Infants born at or near term who develop hypoglycemia after antenatal exposure to glucocorticoids can usually be managed with oral glucose supplementation. A few infants with more severe or prolonged hypoglycemia, or those who are not candidates for oral supplementation, may need intravenous glucose infusion or a brief period of glucocorticoid replacement. (See "Pathogenesis, screening, and diagnosis of neonatal hypoglycemia".)

Resection of adrenal tumor — Adrenal adenomas and adrenocortical carcinomas that produce cortisol are rare in children. However, they are responsible for 10 to 20 percent of cases of Cushing's syndrome in older children and adolescents. In these patients, high cortisol production is autonomous (independent of ACTH), resulting in suppression of the hypothalamic-pituitary-adrenal axis. (See "Causes and pathophysiology of Cushing's syndrome".)

After resection of a unilateral cortisol-producing tumor, patients are in a situation similar to those who have been weaned from exogenous glucocorticoid therapy. If not administered appropriate replacement glucocorticoid therapy, they are at risk for adrenal insufficiency, especially during stressful episodes (eg, surgery, trauma, or infection). Clinical manifestations include fatigue, headache, vomiting, and/or hypoglycemia.

SOCIETY GUIDELINE LINKS — Links to society and government-sponsored guidelines from selected countries and regions around the world are provided separately. (See "Society guideline links: Adrenal insufficiency".)

SUMMARY — Adrenal insufficiency is characterized by impaired production of adrenocortical hormones. Primary adrenal insufficiency results from disease intrinsic to the adrenal cortex.

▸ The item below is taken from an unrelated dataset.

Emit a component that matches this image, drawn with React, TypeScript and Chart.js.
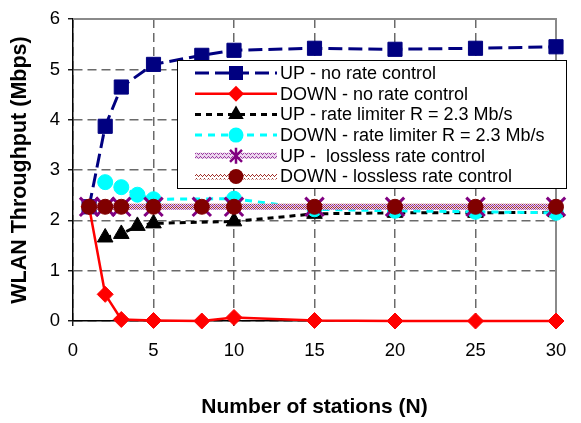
import React, { useEffect, useRef } from 'react';
import { Chart, registerables } from 'chart.js';

Chart.register(...registerables);

// ---- data ----
const xNoRate = [1, 2, 3, 5, 8, 10, 15, 20, 25, 30];
const upNoRate = [2.27, 3.87, 4.65, 5.1, 5.28, 5.38, 5.42, 5.4, 5.42, 5.45];
const downNoRate = [2.27, 0.53, 0.03, 0.01, 0.0, 0.07, 0.01, 0.0, 0.0, 0.0];
const xLimiter = [2, 3, 4, 5, 10, 15, 20, 25, 30];
const upLimiter = [1.66, 1.73, 1.89, 1.94, 1.98, 2.13, 2.15, 2.15, 2.16];
const downLimiter = [2.76, 2.66, 2.51, 2.42, 2.43, 2.22, 2.19, 2.17, 2.15];
const xLossless = [1, 2, 3, 5, 8, 10, 15, 20, 25, 30];
const upLossless = [2.27, 2.27, 2.27, 2.27, 2.27, 2.27, 2.27, 2.27, 2.27, 2.27];
const downLossless = [2.27, 2.27, 2.27, 2.27, 2.27, 2.27, 2.27, 2.27, 2.27, 2.27];
const seriesLabels = [
  'UP - no rate control',
  'DOWN - no rate control',
  'UP - rate limiter R = 2.3 Mb/s',
  'DOWN - rate limiter R = 2.3 Mb/s',
  'UP -  lossless rate control',
  'DOWN - lossless rate control',
];
const xAxisTitle = 'Number of stations (N)';
const yAxisTitle = 'WLAN Throughput (Mbps)';
const xRange = [0, 30, 5];
const yRange = [0, 6, 1];

const FONT = "'Liberation Sans', Arial, Helvetica, sans-serif";

function toPoints(xs: number[], ys: number[]) {
  return xs.map((x, i) => ({ x, y: ys[i] }));
}

function makePattern(ctx: CanvasRenderingContext2D, fg: string, bg: string | null, phase: number) {
  const c = document.createElement('canvas');
  c.width = 4;
  c.height = 4;
  const g = c.getContext('2d')!;
  if (bg) {
    g.fillStyle = bg;
    g.fillRect(0, 0, 4, 4);
  }
  g.fillStyle = fg;
  const pts = phase === 0 ? [[0, 0], [1, 1], [2, 2], [3, 1]] : [[0, 2], [1, 3], [2, 0], [3, 3]];
  pts.forEach(([x, y]) => g.fillRect(x, y, 1, 1));
  return ctx.createPattern(c, 'repeat')!;
}

export default function App() {
  const ref = useRef<HTMLCanvasElement>(null);

  useEffect(() => {
    const canvas = ref.current!;
    const ctx = canvas.getContext('2d')!;
    const patUp = makePattern(ctx, '#9a3aa0', '#ecd6ee', 0);
    const patDown = makePattern(ctx, '#a0302a', null, 1);

    const styles = [
      { color: '#000080', width: 3, dash: [14, 6], marker: 'rect', stroke: '#000080' as any },
      { color: '#ff0000', width: 2.5, dash: [], marker: 'diamond', stroke: '#ff0000' as any },
      { color: '#000000', width: 3, dash: [6, 5], marker: 'triangle', stroke: '#000000' as any },
      { color: '#00ffff', width: 3, dash: [7, 6], marker: 'circle', stroke: '#00ffff' as any },
      { color: '#800080', width: 6, dash: [], marker: 'star', stroke: patUp as any },
      { color: '#800000', width: 6, dash: [], marker: 'circle', stroke: patDown as any },
    ];

    const drawMarker = (c: CanvasRenderingContext2D, kind: string, color: string, x: number, y: number) => {
      c.save();
      c.fillStyle = color;
      c.strokeStyle = color;
      c.setLineDash([]);
      c.beginPath();
      if (kind === 'rect') {
        c.rect(x - 7, y - 7, 14, 14);
        c.fill();
      } else if (kind === 'diamond') {
        c.moveTo(x, y - 8);
        c.lineTo(x + 8, y);
        c.lineTo(x, y + 8);
        c.lineTo(x - 8, y);
        c.closePath();
        c.fill();
      } else if (kind === 'triangle') {
        const r = 9;
        c.moveTo(x, y - r);
        c.lineTo(x + r * 0.866, y + r / 2);
        c.lineTo(x - r * 0.866, y + r / 2);
        c.closePath();
        c.fill();
      } else if (kind === 'circle') {
        c.arc(x, y, 7.5, 0, Math.PI * 2);
        c.fill();
      } else if (kind === 'star') {
        c.lineWidth = 2.5;
        c.moveTo(x, y - 8);
        c.lineTo(x, y + 8);
        c.moveTo(x - 6, y - 6);
        c.lineTo(x + 6, y + 6);
        c.moveTo(x + 6, y - 6);
        c.lineTo(x - 6, y + 6);
        c.stroke();
      }
      c.restore();
    };

    const framePlugin = {
      id: 'frame',
      beforeDatasetsDraw(chart: any) {
        const { ctx: c, chartArea: a } = chart;
        c.save();
        c.strokeStyle = '#8a8a8a';
        c.lineWidth = 2;
        c.setLineDash([]);
        c.beginPath();
        c.moveTo(a.left, a.top);
        c.lineTo(a.right, a.top);
        c.lineTo(a.right, a.bottom);
        c.stroke();
        c.restore();
      },
    };

    const legendPlugin = {
      id: 'customLegend',
      afterDraw(chart: any) {
        const c: CanvasRenderingContext2D = chart.ctx;
        const bx = 177.5, by = 60.5, bw = 389, bh = 128;
        c.save();
        c.fillStyle = '#ffffff';
        c.fillRect(bx, by, bw, bh);
        c.strokeStyle = '#000000';
        c.lineWidth = 1;
        c.strokeRect(bx, by, bw, bh);
        seriesLabels.forEach((label, i) => {
          const s = styles[i];
          const y = 73 + i * 20.7;
          c.save();
          c.strokeStyle = s.stroke;
          c.lineWidth = s.width;
          c.setLineDash(s.dash);
          c.lineDashOffset = 0;
          c.beginPath();
          c.moveTo(195, y);
          c.lineTo(277, y);
          c.stroke();
          c.restore();
          drawMarker(c, s.marker, s.color, 236, y);
          c.fillStyle = '#000000';
          c.font = `18px ${FONT}`;
          c.textAlign = 'left';
          c.textBaseline = 'middle';
          c.fillText(label, 280, y + 1);
        });
        c.restore();
      },
    };

    const mk = (i: number, data: any[], pointStyle: string, radius: number, extra: any = {}) => ({
      label: seriesLabels[i],
      data,
      borderColor: styles[i].stroke,
      borderWidth: styles[i].width,
      borderDash: styles[i].dash,
      backgroundColor: styles[i].color,
      pointStyle,
      pointRadius: radius,
      pointBackgroundColor: styles[i].color,
      pointBorderColor: styles[i].color,
      pointBorderWidth: 1,
      tension: 0,
      fill: false,
      clip: false,
      order: 10 - i,
      ...extra,
    });

    const chart = new Chart(canvas, {
      type: 'line',
      data: {
        datasets: [
          mk(0, toPoints(xNoRate, upNoRate), 'rect', 10),
          mk(1, toPoints(xNoRate, downNoRate), 'rectRot', 8),
          mk(2, toPoints(xLimiter, upLimiter), 'triangle', 9),
          mk(3, toPoints(xLimiter, downLimiter), 'circle', 7.5),
          mk(4, toPoints(xLossless, upLossless), 'crossRot', 13, { pointBorderWidth: 3 }),
          mk(5, toPoints(xLossless, downLossless), 'circle', 7.5),
        ] as any,
      },
      options: {
        animation: false,
        responsive: false,
        devicePixelRatio: 1,
        layout: { padding: { left: 0, top: 15, right: 25, bottom: 0 } },
        plugins: { legend: { display: false }, tooltip: { enabled: false } },
        scales: {
          x: {
            type: 'linear',
            min: xRange[0],
            max: xRange[1],
            ticks: { stepSize: xRange[2], color: '#000', font: { family: FONT, size: 18.5 }, padding: 14, maxRotation: 0 },
            grid: { color: '#6a6a6a', lineWidth: 1.5, tickColor: '#000', tickLength: 5, tickWidth: 1.3 },
            border: { color: '#000', width: 1.5, dash: [9, 5] },
            title: { display: true, text: xAxisTitle, color: '#000', font: { family: FONT, size: 21, weight: 'bold' }, padding: { top: 0, bottom: 3 } },
            afterFit: (s: any) => { s.height = 102; },
          },
          y: {
            type: 'linear',
            min: yRange[0],
            max: yRange[1],
            ticks: { stepSize: yRange[2], color: '#000', font: { family: FONT, size: 18.5 }, padding: 8 },
            grid: { color: '#6a6a6a', lineWidth: 1.5, tickColor: '#000', tickLength: 5, tickWidth: 1.3 },
            border: { color: '#000', width: 1.5, dash: [9, 5] },
            title: { display: true, text: yAxisTitle, color: '#000', font: { family: FONT, size: 21.5, weight: 'bold' }, padding: { top: 7, bottom: 0 } },
            afterFit: (s: any) => { s.width = 73; },
          },
        },
      } as any,
      plugins: [framePlugin, legendPlugin],
    });

    return () => chart.destroy();
  }, []);

  return (
    <div style={{ position: 'absolute', left: 0, top: 0, width: 581, height: 423, background: '#fff' }}>
      <canvas ref={ref} width={581} height={423} style={{ width: 581, height: 423, display: 'block' }} />
    </div>
  );
}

●Central adrenal insufficiency results from impaired production of adrenocorticotropic hormone (ACTH). It can be caused by either pituitary disease that impairs release of ACTH (secondary adrenal insufficiency (table 1)) or by interference with corticotropin-releasing hormone (CRH) production from the hypothalamus (tertiary adrenal insufficiency (table 2)). (See 'Introduction' above.)

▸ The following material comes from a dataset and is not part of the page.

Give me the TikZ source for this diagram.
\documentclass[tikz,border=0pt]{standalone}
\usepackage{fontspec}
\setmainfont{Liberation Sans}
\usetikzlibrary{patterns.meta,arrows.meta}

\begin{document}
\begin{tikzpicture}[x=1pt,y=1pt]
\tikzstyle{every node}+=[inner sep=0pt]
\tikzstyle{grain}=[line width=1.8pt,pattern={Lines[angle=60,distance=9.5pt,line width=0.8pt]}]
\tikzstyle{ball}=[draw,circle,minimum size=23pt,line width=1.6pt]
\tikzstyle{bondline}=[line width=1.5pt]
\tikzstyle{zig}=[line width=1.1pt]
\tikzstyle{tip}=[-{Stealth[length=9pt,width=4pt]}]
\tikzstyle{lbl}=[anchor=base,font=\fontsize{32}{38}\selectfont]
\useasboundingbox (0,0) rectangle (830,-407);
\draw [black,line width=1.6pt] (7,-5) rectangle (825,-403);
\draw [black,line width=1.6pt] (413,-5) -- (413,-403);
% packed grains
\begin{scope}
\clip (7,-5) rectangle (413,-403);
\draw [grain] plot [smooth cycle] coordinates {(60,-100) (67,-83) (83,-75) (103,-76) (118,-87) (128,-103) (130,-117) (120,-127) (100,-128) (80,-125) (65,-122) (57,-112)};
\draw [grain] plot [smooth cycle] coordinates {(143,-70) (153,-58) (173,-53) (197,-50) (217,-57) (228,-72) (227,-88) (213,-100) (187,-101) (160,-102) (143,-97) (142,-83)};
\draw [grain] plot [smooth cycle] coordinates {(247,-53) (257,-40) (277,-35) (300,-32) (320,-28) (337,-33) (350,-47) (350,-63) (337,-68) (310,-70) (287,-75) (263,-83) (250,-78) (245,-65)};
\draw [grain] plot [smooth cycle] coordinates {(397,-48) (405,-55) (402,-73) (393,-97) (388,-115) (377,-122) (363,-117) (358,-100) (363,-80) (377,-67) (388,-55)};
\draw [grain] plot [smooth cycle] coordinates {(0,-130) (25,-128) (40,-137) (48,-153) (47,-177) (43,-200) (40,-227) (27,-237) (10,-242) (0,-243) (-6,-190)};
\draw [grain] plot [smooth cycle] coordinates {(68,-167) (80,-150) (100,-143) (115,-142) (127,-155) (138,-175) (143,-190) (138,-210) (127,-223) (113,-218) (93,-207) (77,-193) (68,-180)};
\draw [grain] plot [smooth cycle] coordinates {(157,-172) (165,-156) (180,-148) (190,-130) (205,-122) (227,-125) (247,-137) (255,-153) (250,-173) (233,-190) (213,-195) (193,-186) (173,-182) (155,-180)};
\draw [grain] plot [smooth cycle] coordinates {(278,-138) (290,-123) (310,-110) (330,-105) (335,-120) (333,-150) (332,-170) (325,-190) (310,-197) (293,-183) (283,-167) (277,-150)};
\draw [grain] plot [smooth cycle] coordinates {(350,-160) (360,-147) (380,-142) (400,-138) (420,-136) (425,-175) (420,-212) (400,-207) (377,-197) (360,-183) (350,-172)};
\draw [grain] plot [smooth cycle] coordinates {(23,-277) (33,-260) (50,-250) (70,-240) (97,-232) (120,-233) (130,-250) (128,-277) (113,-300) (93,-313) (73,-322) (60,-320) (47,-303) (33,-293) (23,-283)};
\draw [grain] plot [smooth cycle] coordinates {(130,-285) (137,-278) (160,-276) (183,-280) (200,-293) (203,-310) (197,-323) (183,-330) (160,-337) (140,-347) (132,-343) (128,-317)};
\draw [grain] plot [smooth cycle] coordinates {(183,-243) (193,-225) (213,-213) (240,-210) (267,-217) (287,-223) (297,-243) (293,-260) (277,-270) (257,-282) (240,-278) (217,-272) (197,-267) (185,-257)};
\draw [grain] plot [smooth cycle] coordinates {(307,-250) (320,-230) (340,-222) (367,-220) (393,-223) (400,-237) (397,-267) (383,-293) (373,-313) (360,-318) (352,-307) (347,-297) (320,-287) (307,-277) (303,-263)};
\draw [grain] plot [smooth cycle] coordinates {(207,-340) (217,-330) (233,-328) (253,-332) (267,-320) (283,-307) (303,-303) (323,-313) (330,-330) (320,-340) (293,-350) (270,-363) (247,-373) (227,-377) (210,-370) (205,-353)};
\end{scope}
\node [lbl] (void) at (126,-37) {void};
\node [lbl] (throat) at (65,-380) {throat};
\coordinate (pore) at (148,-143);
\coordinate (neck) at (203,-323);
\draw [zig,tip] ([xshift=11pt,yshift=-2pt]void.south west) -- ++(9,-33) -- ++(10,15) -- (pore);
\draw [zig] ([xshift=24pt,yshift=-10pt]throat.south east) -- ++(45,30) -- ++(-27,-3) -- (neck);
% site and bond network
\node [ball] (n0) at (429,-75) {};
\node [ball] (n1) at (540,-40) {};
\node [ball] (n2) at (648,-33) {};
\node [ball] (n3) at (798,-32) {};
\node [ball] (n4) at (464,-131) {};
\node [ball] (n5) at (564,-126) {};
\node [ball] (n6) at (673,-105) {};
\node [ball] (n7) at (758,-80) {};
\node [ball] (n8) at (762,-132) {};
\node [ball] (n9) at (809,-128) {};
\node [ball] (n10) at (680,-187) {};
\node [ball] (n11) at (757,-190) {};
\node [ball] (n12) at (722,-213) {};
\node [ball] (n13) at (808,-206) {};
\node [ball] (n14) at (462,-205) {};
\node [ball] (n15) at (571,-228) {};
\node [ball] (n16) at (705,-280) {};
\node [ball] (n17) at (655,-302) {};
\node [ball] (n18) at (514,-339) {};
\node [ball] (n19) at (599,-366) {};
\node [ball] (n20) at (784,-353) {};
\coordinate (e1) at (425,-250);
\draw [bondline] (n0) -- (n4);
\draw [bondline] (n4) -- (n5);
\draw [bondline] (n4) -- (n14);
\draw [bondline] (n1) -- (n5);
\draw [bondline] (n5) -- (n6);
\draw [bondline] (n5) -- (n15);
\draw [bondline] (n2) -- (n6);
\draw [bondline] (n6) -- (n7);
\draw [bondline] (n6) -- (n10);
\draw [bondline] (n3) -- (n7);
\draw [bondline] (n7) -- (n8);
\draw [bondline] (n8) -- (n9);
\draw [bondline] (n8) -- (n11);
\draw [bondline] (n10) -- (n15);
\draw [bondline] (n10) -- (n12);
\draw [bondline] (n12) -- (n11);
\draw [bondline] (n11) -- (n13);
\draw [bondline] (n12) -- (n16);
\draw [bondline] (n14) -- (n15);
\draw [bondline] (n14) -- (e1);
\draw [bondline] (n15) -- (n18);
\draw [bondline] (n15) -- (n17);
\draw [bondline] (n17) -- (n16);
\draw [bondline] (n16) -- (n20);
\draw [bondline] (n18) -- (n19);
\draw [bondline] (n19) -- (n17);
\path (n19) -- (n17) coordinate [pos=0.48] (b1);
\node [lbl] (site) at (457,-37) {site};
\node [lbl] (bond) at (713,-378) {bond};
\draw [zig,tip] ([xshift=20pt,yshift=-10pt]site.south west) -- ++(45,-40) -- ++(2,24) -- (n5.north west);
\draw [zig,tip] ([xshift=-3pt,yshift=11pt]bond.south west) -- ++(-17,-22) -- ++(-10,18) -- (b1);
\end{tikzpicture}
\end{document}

●The signs and symptoms of central adrenal insufficiency are caused primarily by glucocorticoid deficiency. Clinical findings are similar to some of those seen in primary adrenal insufficiency and include weakness, fatigue, myalgia, arthralgia, and hypoglycemia. In addition, many patients with central adrenal insufficiency have signs and symptoms related to underlying central nervous system disease and other pituitary hormone deficiencies, related to the underlying cause of the disorder. (See 'Overview of clinical manifestations' above and "Clinical manifestations and diagnosis of adrenal insufficiency in children", section on 'Central adrenal insufficiency'.)

●In central adrenal insufficiency, ACTH deficiency may be isolated or may occur in conjunction with other pituitary hormone deficiencies (hypopituitarism). (See 'Isolated adrenocorticotropic hormone deficiency' above and 'Hypopituitarism' above.)

●The most common cause of central adrenal insufficiency is cessation of high-dose glucocorticoid therapy. This therapy suppresses the hypothalamic-pituitary-adrenal axis. The adrenal insufficiency becomes clinically apparent if the glucocorticoid therapy is stopped abruptly (rather than tapered) as there has not been an opportunity for the hypothalamic-pituitary-adrenal axis to recover. (See 'Cessation of glucocorticoid therapy' above.)